#### OBJECTIVE
Your reply should be a single number: how many lines contain the string "this".

#### PROVIDED DATA
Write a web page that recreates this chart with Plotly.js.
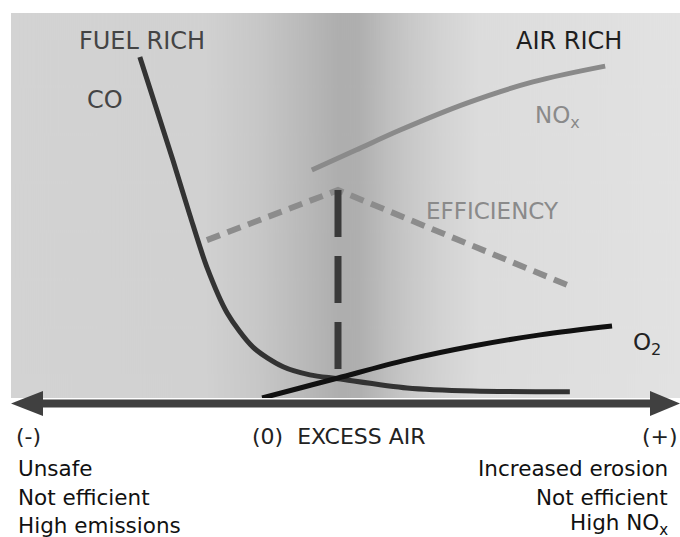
<!DOCTYPE html>
<html><head><meta charset="utf-8">
<script src="https://cdn.plot.ly/plotly-3.0.1.min.js"></script>
<style>html,body{margin:0;padding:0;background:#fff}#chart{width:680px;height:537px}</style>
</head><body><div id="chart"></div>
<script>
// Excess air axis: 0 = stoichiometric, negative = fuel rich, positive = air rich
const coX  = [-0.606, -0.554, -0.505, -0.453, -0.401, -0.339, -0.260, -0.168, -0.086, 0.0, 0.211, 0.413, 0.709];
const coY  = [0.886, 0.748, 0.618, 0.475, 0.340, 0.221, 0.132, 0.081, 0.060, 0.050, 0.026, 0.018, 0.016];
const o2X  = [-0.232, -0.116, 0.0, 0.211, 0.413, 0.618, 0.838];
const o2Y  = [0.0, 0.026, 0.052, 0.099, 0.135, 0.164, 0.187];
const noxX = [-0.080, 0.055, 0.190, 0.394, 0.596, 0.817];
const noxY = [0.592, 0.644, 0.696, 0.766, 0.821, 0.862];
const effX = [-0.401, 0.0, 0.700];
const effY = [0.410, 0.540, 0.294];
const optX = [0.0, 0.0];
const optY = [0.540, 0.055];

const curveLabels = ['CO', 'NO<sub>x</sub>', 'EFFICIENCY', 'O<sub>2</sub>'];
const zoneLabels = ['FUEL RICH', 'AIR RICH'];
const axisLabels = ['(-)', '(0)  EXCESS AIR', '(+)'];
const leftNotes = ['Unsafe', 'Not efficient', 'High emissions'];
const rightNotes = ['Increased erosion', 'Not efficient', 'High NO<sub>x</sub>'];

// layout geometry helpers (pixel -> paper)
const W = 680, H = 537, L = 11, T = 13, B = 139, R = 0;
const PW = W - L - R, PH = H - T - B;
const px = v => (v - L) / PW;
const py = v => (H - B - v) / PH;

// background gradient
const cv = document.createElement('canvas');
cv.width = 669; cv.height = 8;
const ctx = cv.getContext('2d');
const g = ctx.createLinearGradient(0, 0, 669, 0);
[[0, '#d3d3d3'], [0.29, '#d1d1d1'], [0.37, '#c7c7c7'], [0.44, '#b9b9b9'], [0.49, '#aeaeae'],
 [0.52, '#afafaf'], [0.565, '#bfbfbf'], [0.60, '#c9c9c9'], [0.645, '#d3d3d3'], [0.70, '#dcdcdc'], [1, '#e2e2e2']]
  .forEach(s => g.addColorStop(s[0], s[1]));
ctx.fillStyle = g; ctx.fillRect(0, 0, 669, 8);
const bgUrl = cv.toDataURL();

const FONT = 'DejaVu Sans, sans-serif';
const traces = [
  {x: effX, y: effY, mode: 'lines', line: {color: '#8c8c8c', width: 6, dash: '14px,8px'}},
  {x: optX, y: optY, mode: 'lines', line: {color: '#3a3a3a', width: 7, dash: '47px,19px'}},
  {x: noxX, y: noxY, mode: 'lines', line: {color: '#8a8a8a', width: 5, shape: 'spline', smoothing: 1}},
  {x: coX, y: coY, mode: 'lines', line: {color: '#333333', width: 5, shape: 'spline', smoothing: 0.8}},
  {x: o2X, y: o2Y, mode: 'lines', line: {color: '#111111', width: 5, shape: 'spline', smoothing: 1}}
];

function ann(text, x, y, size, color, xanchor) {
  return {text: text, xref: 'paper', yref: 'paper', x: px(x), y: py(y), xanchor: xanchor || 'center',
          yanchor: 'middle', showarrow: false, font: {family: FONT, size: size, color: color}};
}

const annotations = [
  ann(zoneLabels[0], 142, 41, 24, '#444444'),
  ann(zoneLabels[1], 569, 41, 24, '#1e1e1e'),
  ann(curveLabels[0], 105, 100, 24, '#444444'),
  ann(curveLabels[1], 557, 117, 23, '#8a8a8a'),
  ann(curveLabels[2], 492, 211, 23, '#8a8a8a'),
  ann(curveLabels[3], 647, 344, 23, '#222222'),
  ann(axisLabels[0], 14, 436, 22, '#222222', 'left'),
  ann(axisLabels[1], 339, 436, 22, '#222222'),
  ann(axisLabels[2], 680, 436, 22, '#222222', 'right'),
  ann(leftNotes[0], 16, 468, 21.5, '#111111', 'left'),
  ann(leftNotes[1], 16, 497, 21.5, '#111111', 'left'),
  ann(leftNotes[2], 16, 525, 21.5, '#111111', 'left'),
  ann(rightNotes[0], 670, 468, 21.5, '#111111', 'right'),
  ann(rightNotes[1], 670, 497, 21.5, '#111111', 'right'),
  ann(rightNotes[2], 670, 524, 21.5, '#111111', 'right')
];

const ay = py(403.5), ah = 12.5 / PH;
const shapes = [
  {type: 'line', xref: 'paper', yref: 'paper', x0: px(30), x1: px(662), y0: ay, y1: ay,
   line: {color: '#404040', width: 8}},
  {type: 'path', xref: 'paper', yref: 'paper',
   path: `M ${px(11)} ${ay} L ${px(43)} ${ay + ah} L ${px(43)} ${ay - ah} Z`,
   fillcolor: '#404040', line: {width: 0}},
  {type: 'path', xref: 'paper', yref: 'paper',
   path: `M ${px(680)} ${ay} L ${px(650)} ${ay + ah} L ${px(650)} ${ay - ah} Z`,
   fillcolor: '#404040', line: {width: 0}}
];

const layout = {
  width: W, height: H,
  margin: {l: L, r: R, t: T, b: B, pad: 0},
  paper_bgcolor: '#ffffff', plot_bgcolor: 'rgba(0,0,0,0)',
  showlegend: false,
  xaxis: {range: [-1, 342 / 327], visible: false, fixedrange: true},
  yaxis: {range: [0, 1], visible: false, fixedrange: true},
  images: [{source: bgUrl, xref: 'paper', yref: 'paper', x: 0, y: 1, sizex: 1, sizey: 1,
            sizing: 'stretch', xanchor: 'left', yanchor: 'top', layer: 'below'}],
  annotations: annotations,
  shapes: shapes
};

Plotly.newPlot('chart', traces, layout, {staticPlot: true, displayModeBar: false});
</script>
</body></html>
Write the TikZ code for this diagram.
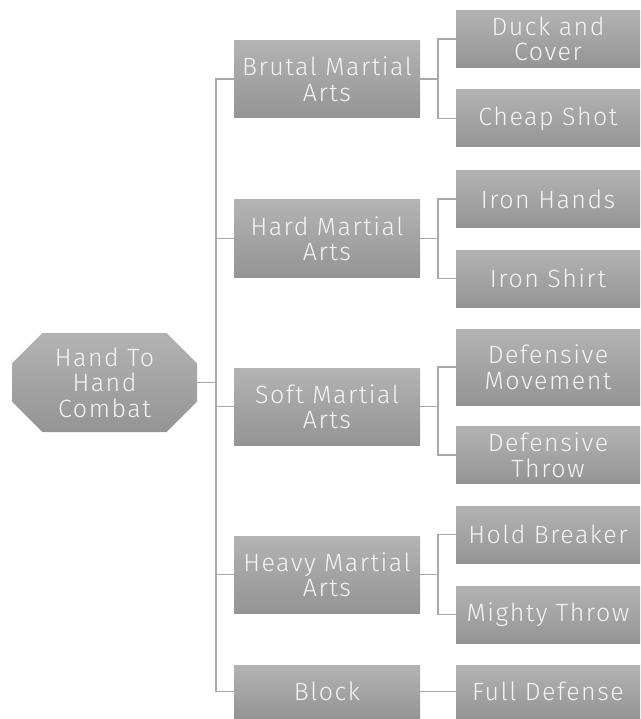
\documentclass[tikz,border=0pt]{standalone}
\usepackage{fontspec}
\setmainfont{Fira Sans Light}[LetterSpace=6]
\usepackage{tikz}
\usetikzlibrary{shapes.misc}
\usepackage{xcolor}
\definecolor{boxTop}{HTML}{B3B3B3}
\definecolor{boxBottom}{HTML}{949494}
\definecolor{linkGray}{HTML}{A9A9A9}
\definecolor{labelWhite}{HTML}{F4F4F4}

\tikzset{
    grayBox/.style={top color=boxTop, bottom color=boxBottom, draw=none,
        text=labelWhite, align=center, inner sep=0pt,
        font=\fontsize{25}{25.5}\selectfont},
    mainBox/.style={grayBox, minimum width=186pt, minimum height=77pt},
    subBox/.style={grayBox, minimum width=184pt, minimum height=57pt},
    link/.style={draw=linkGray, line width=1.6pt}
}

\begin{document}
\begin{tikzpicture}[x=1pt, y=-1pt]
                \useasboundingbox (0,0) rectangle (640,719);
                \node[grayBox, chamfered rectangle, chamfered rectangle xsep=27pt,
                    minimum width=185pt, minimum height=99pt] (combat) at (104.5,382.5)
                    {Hand To\\Hand\\Combat};
                \node[mainBox] (brutal) at (327,79) {Brutal Martial\\Arts};
                \node[mainBox] (hard) at (327,238.5) {Hard Martial\\Arts};
                \node[mainBox] (soft) at (327,406.5) {Soft Martial\\Arts};
                \node[mainBox] (heavy) at (327,574.5) {Heavy Martial\\Arts};
                \node[mainBox, minimum height=53pt] (block) at (327,691.5) {Block};
                \node[subBox] (duck) at (548,39) {Duck and\\Cover};
                \node[subBox] (cheap) at (548,118.5) {Cheap Shot};
                \node[subBox] (ironHands) at (548,199) {Iron Hands};
                \node[subBox] (ironShirt) at (548,278.5) {Iron Shirt};
                \node[subBox, minimum height=76pt] (defMove) at (548,367) {Defensive\\Movement};
                \node[subBox] (defThrow) at (548,455) {Defensive\\Throw};
                \node[subBox] (holdBreaker) at (548,534.5) {Hold Breaker};
                \node[subBox] (mightyThrow) at (548,614.5) {Mighty Throw};
                \node[subBox, minimum height=53pt] (fullDefense) at (548,691.5) {Full Defense};
                \foreach \branch in {brutal,hard,soft,heavy,block}
                    \draw[link] (combat.east) -- ++(19,0) |- (\branch.west);
                \foreach \parentBox/\firstLeaf/\secondLeaf in {brutal/duck/cheap,
                    hard/ironHands/ironShirt, soft/defMove/defThrow,
                    heavy/holdBreaker/mightyThrow}{
                    \draw[link] (\parentBox.east) -- ++(18,0) |- (\firstLeaf.west);
                    \draw[link] (\parentBox.east) -- ++(18,0) |- (\secondLeaf.west);
                }
                \draw[link] (block) -- (fullDefense);
            \end{tikzpicture}
\end{document}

#### EXERCISE RESPONSE
2